• **What you have to do**
Take the lines from the beginning of the material through the line containing "(16,6) rectangle (835,658);" and retype them exactly, leaving the pictures out.

• **Plotting code records**
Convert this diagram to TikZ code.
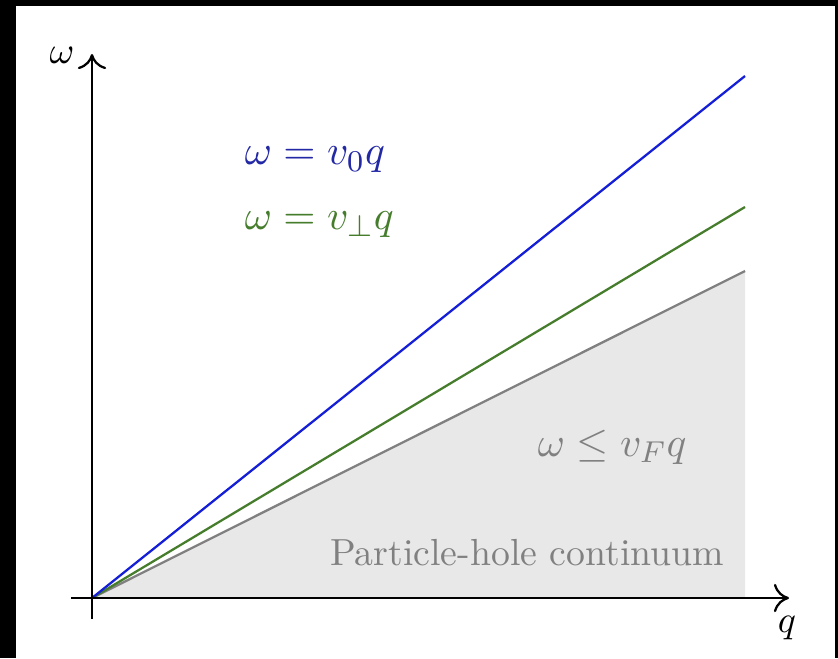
\documentclass[tikz,border=0pt]{standalone}
\usepackage{tikz}
\usetikzlibrary{arrows.meta,positioning}
\usepackage{amsmath,amssymb}

\definecolor{lineblue}{RGB}{20,30,215}
\definecolor{textblue}{RGB}{35,40,165}
\definecolor{linegreen}{RGB}{70,125,45}
\definecolor{phcgray}{RGB}{232,232,233}

\begin{document}
\begin{tikzpicture}[
    x=0.265pt, y=-0.265pt,
    every node/.style={font=\normalsize},
    axis/.style={-{To[length=4pt,width=7.5pt]}, semithick},
    dispersion/.style={semithick},
    label/.style={inner sep=0pt, anchor=west, font=\fontsize{11.2}{13}\selectfont}
]
% frame
\fill[black] (0,0) rectangle (838,658);
\fill[white] (16,6) rectangle (835,658);

\coordinate (O) at (92,598);
\coordinate (blueend) at (745,76);
\coordinate (greenend) at (745,207);
\coordinate (grayend) at (745,271);
\coordinate (corner) at (745,598);

% continuum
\fill[phcgray] (O) -- (grayend) -- (corner) -- cycle;
\draw[dispersion, gray] (O) -- (grayend);
\draw[dispersion, linegreen] (O) -- (greenend);
\draw[dispersion, lineblue] (O) -- (blueend);

% axes
\coordinate (xstart) at (71,598);
\coordinate (xtip) at (789,598);
\coordinate (ystart) at (92,619);
\coordinate (ytip) at (92,54);
\draw[axis] (xstart) -- (xtip);
\draw[axis] (ystart) -- (ytip);
\node[anchor=north] (qlab) at (787,603) {$q$};
\node (wlab) at (62,55) {$\omega$};

\node[label, textblue] (vzero) at (244,160) {$\omega = v_0 q$};
\node[label, linegreen] (vperp) at (244,225) {$\omega = v_\perp q$};
\node[label, gray] (vfermi) at (537,447) {$\omega \leq v_F q$};
\node[gray] (phc) at (527,553) {Particle-hole continuum};
\end{tikzpicture}
\end{document}
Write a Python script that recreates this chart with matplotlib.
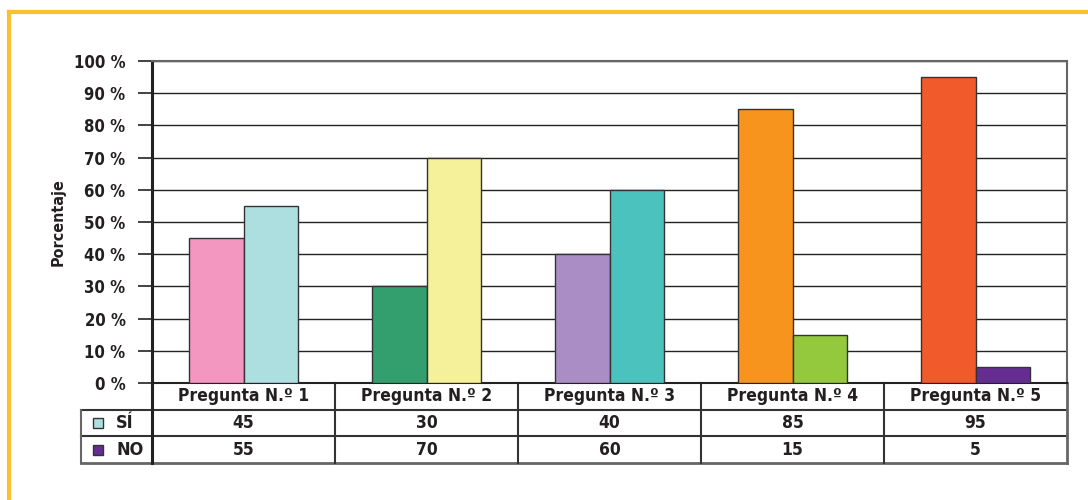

• **Output**
Convert this diagram to TikZ code.
\documentclass[tikz,border=0pt]{standalone}
\usepackage{tikz}
\usetikzlibrary{arrows.meta,positioning}
\usepackage{amsmath,amssymb}

\definecolor{lineblue}{RGB}{20,30,215}
\definecolor{textblue}{RGB}{35,40,165}
\definecolor{linegreen}{RGB}{70,125,45}
\definecolor{phcgray}{RGB}{232,232,233}

\begin{document}
\begin{tikzpicture}[
    x=0.265pt, y=-0.265pt,
    every node/.style={font=\normalsize},
    axis/.style={-{To[length=4pt,width=7.5pt]}, semithick},
    dispersion/.style={semithick},
    label/.style={inner sep=0pt, anchor=west, font=\fontsize{11.2}{13}\selectfont}
]
% frame
\fill[black] (0,0) rectangle (838,658);
\fill[white] (16,6) rectangle (835,658);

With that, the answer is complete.